After win by Brazilian fascist Jair Bolsonaro, world's capitalists salivate over 'new investment opportunities'
"Capitalism only asks whether fascism is profitable."
by Jake Johnson
As Brazilian women, the LGBTQ community, workers, and people of color reacted with horror to the election of fascist Jair Bolsonaro to the presidency on Sunday after a campaign dripping in bigotry and militarism, Western corporate interests and the business press could hardly contain their glee over the victory of the hard-right former paratrooper who has promised to further pry open Brazilian markets to foreign investment, slash corporate taxes, and privatize the nation's public services.
While highlighting Bolsonaro's "homophobic, racist, and misogynist statements," the Canadian Broadcasting Corporation (CBC) gushed that his win over Workers' Party candidate Fernando Haddad "could mean fresh opportunities for Canadian companies looking to invest in the resource-rich country" thanks to his strong commitment to "open markets."
"It could be a good time to be a mining investor in Brazil," declared Anna Prusa, a former U.S. State Department official who researches Brazil for the Wilson Center, a Washington, D.C.-based firm.
Canadian business interests are hardly the only ones well-positioned to profit immensely from Bolsonaro's iron-fisted regime.
As The Intercept reported last week, American business elites were positively giddy at the prospect of a Bolsonaro victory, which one executive said would be a "bullish opportunity for us."
Enthused by Bolsonaro's selection of right-wing University of Chicago-trained financier Paulo Guedes to craft his economic agenda, investors are "more than happy to overlook the authoritarian impulses and violent promises," The Intercept's Lee Fang and Zaid Jilani note.
"Guedes has promised to sell off state assets, cut the public pension system, revise the tax code, and deregulate the economy," Fang and Jilani reported. "Another Bolsonaro adviser, Nabhan Garcia, told Reuters that the administration would slash fines for farmers who violate environmental rules in sensitive areas like the Amazon."
Corporate excitement over Bolsonaro's ascent to power—made possible in large part by the imprisonment of Brazil's former president and most popular politician, Lula da Silva, on corruption charges that have been denounced as highly questionable—began when the far-right lawmaker prevailed in the first round of elections earlier this month.
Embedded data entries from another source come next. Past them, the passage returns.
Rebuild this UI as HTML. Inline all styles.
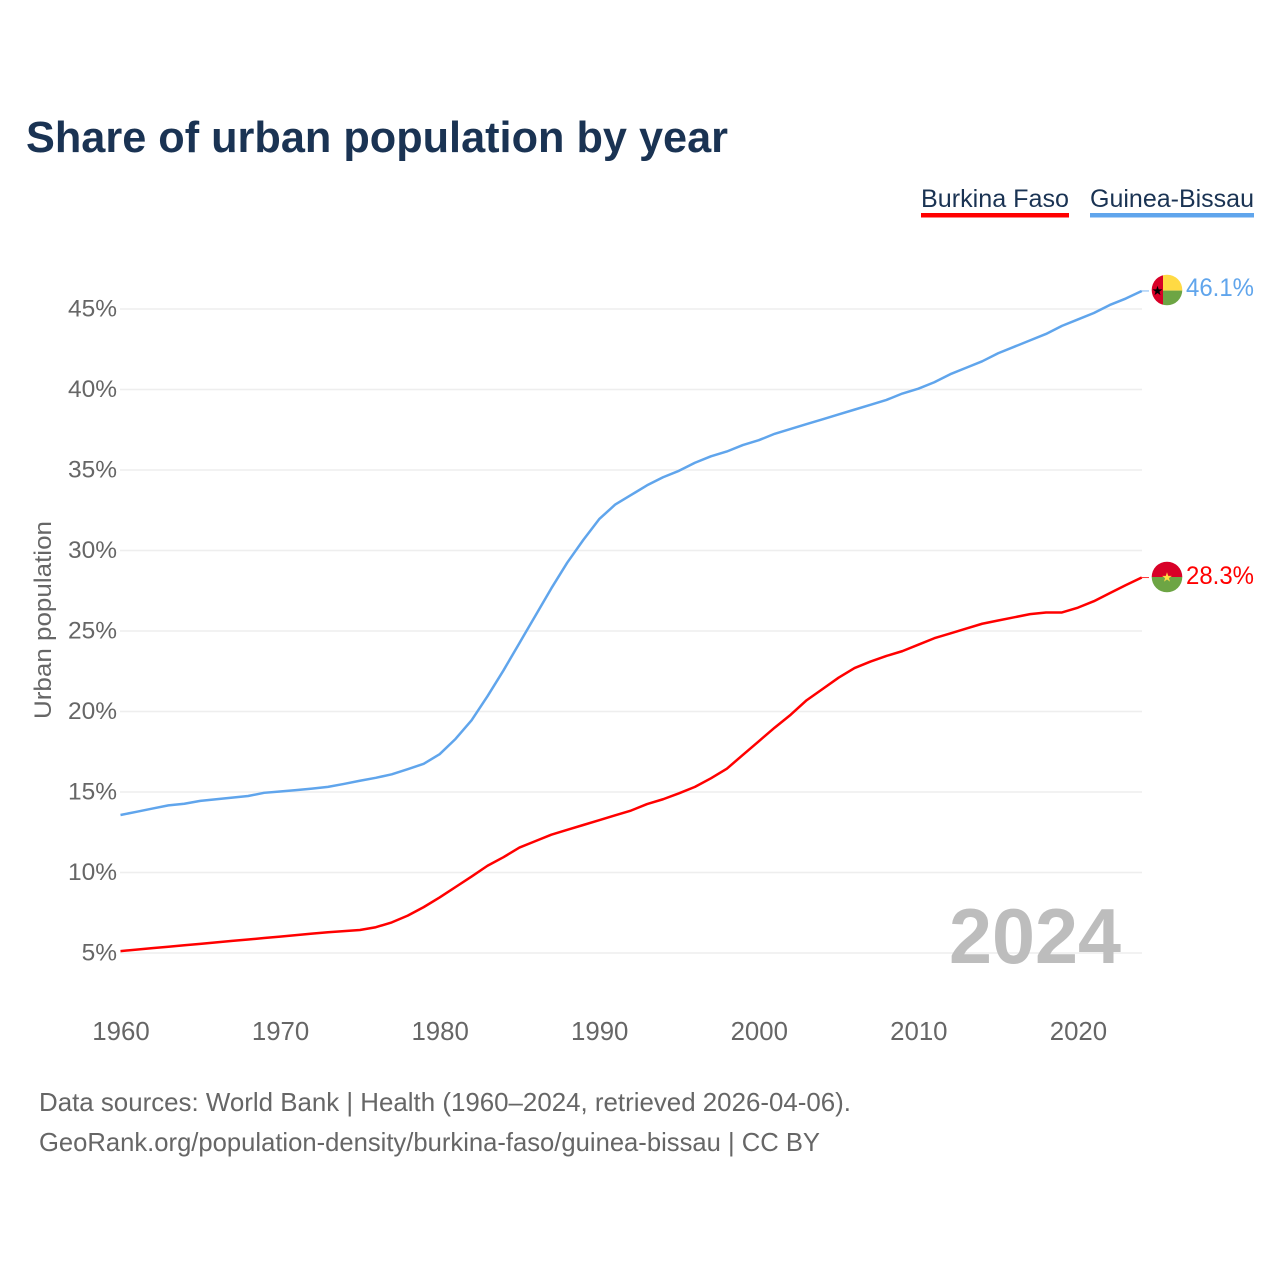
<!DOCTYPE html>
<html lang="en">
<head>
<meta charset="utf-8">
<title>Share of urban population by year</title>
<style>
html,body{margin:0;padding:0;background:#fff;}
svg{display:block;font-family:"Liberation Sans",sans-serif;}
</style>
</head>
<body>
<svg id="chart" width="1280" height="1280" viewBox="0 0 1280 1280" xmlns="http://www.w3.org/2000/svg">
<rect x="0" y="0" width="1280" height="1280" fill="#fff"/>
<text x="26" y="152" font-size="44" font-weight="700" fill="#1a3353" textLength="702" lengthAdjust="spacingAndGlyphs">Share of urban population by year</text>

<g>
<text x="921" y="207" font-size="25" fill="#1a3353" textLength="148" lengthAdjust="spacingAndGlyphs">Burkina Faso</text>
<rect x="921" y="213" width="148" height="4.5" fill="#ff0000"/>
</g>
<g>
<text x="1090" y="207" font-size="25" fill="#1a3353" textLength="164" lengthAdjust="spacingAndGlyphs">Guinea-Bissau</text>
<rect x="1090" y="213" width="164" height="4.5" fill="#60a5ec"/>
</g>

<g id="grid"></g>
<g id="yticks"></g>
<g id="xticks"></g>
<text transform="translate(51,620) rotate(-90)" text-anchor="middle" font-size="24" fill="#666" textLength="198" lengthAdjust="spacingAndGlyphs">Urban population</text>

<text x="1121" y="963" text-anchor="end" font-size="78" font-weight="700" fill="#bdbdbd" textLength="172" lengthAdjust="spacingAndGlyphs">2024</text>

<g id="series"></g>

<defs>
<clipPath id="flag-gw-clip"><circle cx="1167" cy="290" r="15.3"/></clipPath>
<clipPath id="flag-bf-clip"><circle cx="1167" cy="577" r="15.3"/></clipPath>
</defs>
<g clip-path="url(#flag-gw-clip)">
<rect x="1151" y="274" width="12" height="32" fill="#d80027"/>
<rect x="1163" y="274" width="20" height="16.6" fill="#ffda44"/>
<rect x="1163" y="290.6" width="20" height="16" fill="#6da544"/>
<polygon points="1157.5,285.8 1158.7,289.4 1162.4,289.4 1159.4,291.6 1160.5,295.1 1157.5,293 1154.5,295.1 1155.6,291.6 1152.6,289.4 1156.3,289.4" fill="#000"/>
</g>
<g clip-path="url(#flag-bf-clip)">
<rect x="1151" y="561" width="32" height="16" fill="#d80027"/>
<rect x="1151" y="577" width="32" height="16" fill="#6da544"/>
<polygon points="1167,572.3 1168.2,575.9 1171.9,575.9 1168.9,578.1 1170,581.6 1167,579.5 1164,581.6 1165.1,578.1 1162.1,575.9 1165.8,575.9" fill="#ffda44"/>
</g>

<text x="1186" y="296" font-size="25" fill="#60a5ec" textLength="68" lengthAdjust="spacingAndGlyphs">46.1%</text>
<text x="1186" y="584" font-size="25" fill="#ff0000" textLength="68" lengthAdjust="spacingAndGlyphs">28.3%</text>

<text x="39" y="1111" font-size="26" fill="#666" textLength="812" lengthAdjust="spacingAndGlyphs">Data sources: World Bank | Health (1960–2024, retrieved 2026-04-06).</text>
<text x="39" y="1151" font-size="26" fill="#666" textLength="781" lengthAdjust="spacingAndGlyphs">GeoRank.org/population-density/burkina-faso/guinea-bissau | CC BY</text>
</svg>
<script>
const firstYear = 1960;
const yTickValues = [5, 10, 15, 20, 25, 30, 35, 40, 45];
const xTickYears = [1960, 1970, 1980, 1990, 2000, 2010, 2020];
const burkinaFaso = [5.12,5.21,5.30,5.39,5.48,5.57,5.66,5.75,5.84,5.93,6.02,6.11,6.20,6.29,6.36,6.43,6.60,6.90,7.32,7.85,8.45,9.10,9.75,10.42,10.95,11.55,11.95,12.35,12.65,12.95,13.25,13.55,13.85,14.25,14.55,14.92,15.32,15.85,16.45,17.30,18.15,19.00,19.80,20.70,21.40,22.10,22.70,23.10,23.45,23.75,24.15,24.55,24.85,25.15,25.45,25.65,25.85,26.05,26.15,26.15,26.45,26.85,27.35,27.85,28.32];
const guineaBissau = [13.57,13.77,13.97,14.17,14.27,14.45,14.55,14.65,14.75,14.95,15.03,15.12,15.21,15.32,15.50,15.70,15.88,16.10,16.42,16.75,17.35,18.30,19.45,20.95,22.55,24.25,25.95,27.65,29.25,30.65,31.95,32.85,33.45,34.05,34.55,34.95,35.45,35.85,36.15,36.55,36.85,37.25,37.55,37.85,38.15,38.45,38.75,39.05,39.35,39.75,40.05,40.45,40.95,41.35,41.75,42.25,42.65,43.05,43.45,43.95,44.35,44.75,45.25,45.65,46.12];

const NS = 'http://www.w3.org/2000/svg';
function xScale(year) { return 120.5 + (year - 1960) * 15.957; }
function yScale(v) { return 953 - (v - 5) * 16.1; }
function make(tag, attrs, parent) {
  const el = document.createElementNS(NS, tag);
  for (const k in attrs) el.setAttribute(k, attrs[k]);
  parent.appendChild(el);
  return el;
}

const gridG = document.getElementById('grid');
const yG = document.getElementById('yticks');
yTickValues.forEach(function (v) {
  const line = make('line', {x1: 120, x2: 1142, y1: yScale(v), y2: yScale(v), stroke: '#eeeeee', 'stroke-width': 1.5}, gridG);
  
  
  const label = make('text', {x: 117, y: yScale(v) + 7.5, 'text-anchor': 'end', 'font-size': 24.5, fill: '#666'}, yG);
  
  
  label.textContent = v + '%';
});

const xG = document.getElementById('xticks');
xTickYears.forEach(function (yr) {
  const label = make('text', {x: xScale(yr) + 0.5, y: 1040, 'text-anchor': 'middle', 'font-size': 25.8, fill: '#666'}, xG);
  
  
  label.textContent = yr;
});

const seriesG = document.getElementById('series');
function drawSeries(values, color, name) {
  const pts = values.map(function (v, i) { return xScale(firstYear + i).toFixed(2) + ',' + yScale(v).toFixed(2); });
  const line = make('polyline', {points: pts.join(' '), fill: 'none', stroke: color, 'stroke-width': 2.5, 'stroke-linejoin': 'round'}, seriesG);
  
  
  const lastX = xScale(firstYear + values.length - 1);
  const lastY = yScale(values[values.length - 1]);
  const leader = make('line', {x1: lastX, x2: 1149, y1: lastY, y2: lastY, stroke: color, 'stroke-width': 1, opacity: 0.8}, seriesG);
  
  
}
drawSeries(guineaBissau, '#60a5ec', 'line-guinea-bissau');
drawSeries(burkinaFaso, '#ff0000', 'line-burkina-faso');
</script>
</body>
</html>
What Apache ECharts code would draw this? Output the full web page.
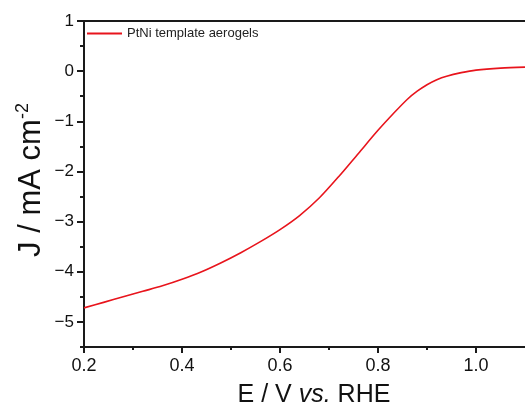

"Brazil stocks outshined the rest of the world" ahead of Sunday's election, CNBC reported.
Following Bolsonaro's 10-point victory, stocks continued to skyrocket as investors cheered the rise of an authoritarian who has promised to gut the public sector and "give carte blanche for the police to kill."
"Jair Bolsonaro said the words investors wanted to hear," Bloomberg reported on Monday. "Brazil’s next president pledged to trim the deficit, pay down debt and reduce the size of government after results showed him cruising to victory over Fernando Haddad of the left-wing Workers' Party. That helped Brazilian assets extend gains Monday, with the currency adding as much as 1.5 percent and Ibovespa stock futures climbing 4 percent in early trading. An American depository receipt of state-controlled oil producer Petroleo Brasileiro SA jumped 7.1 percent in pre-market hours."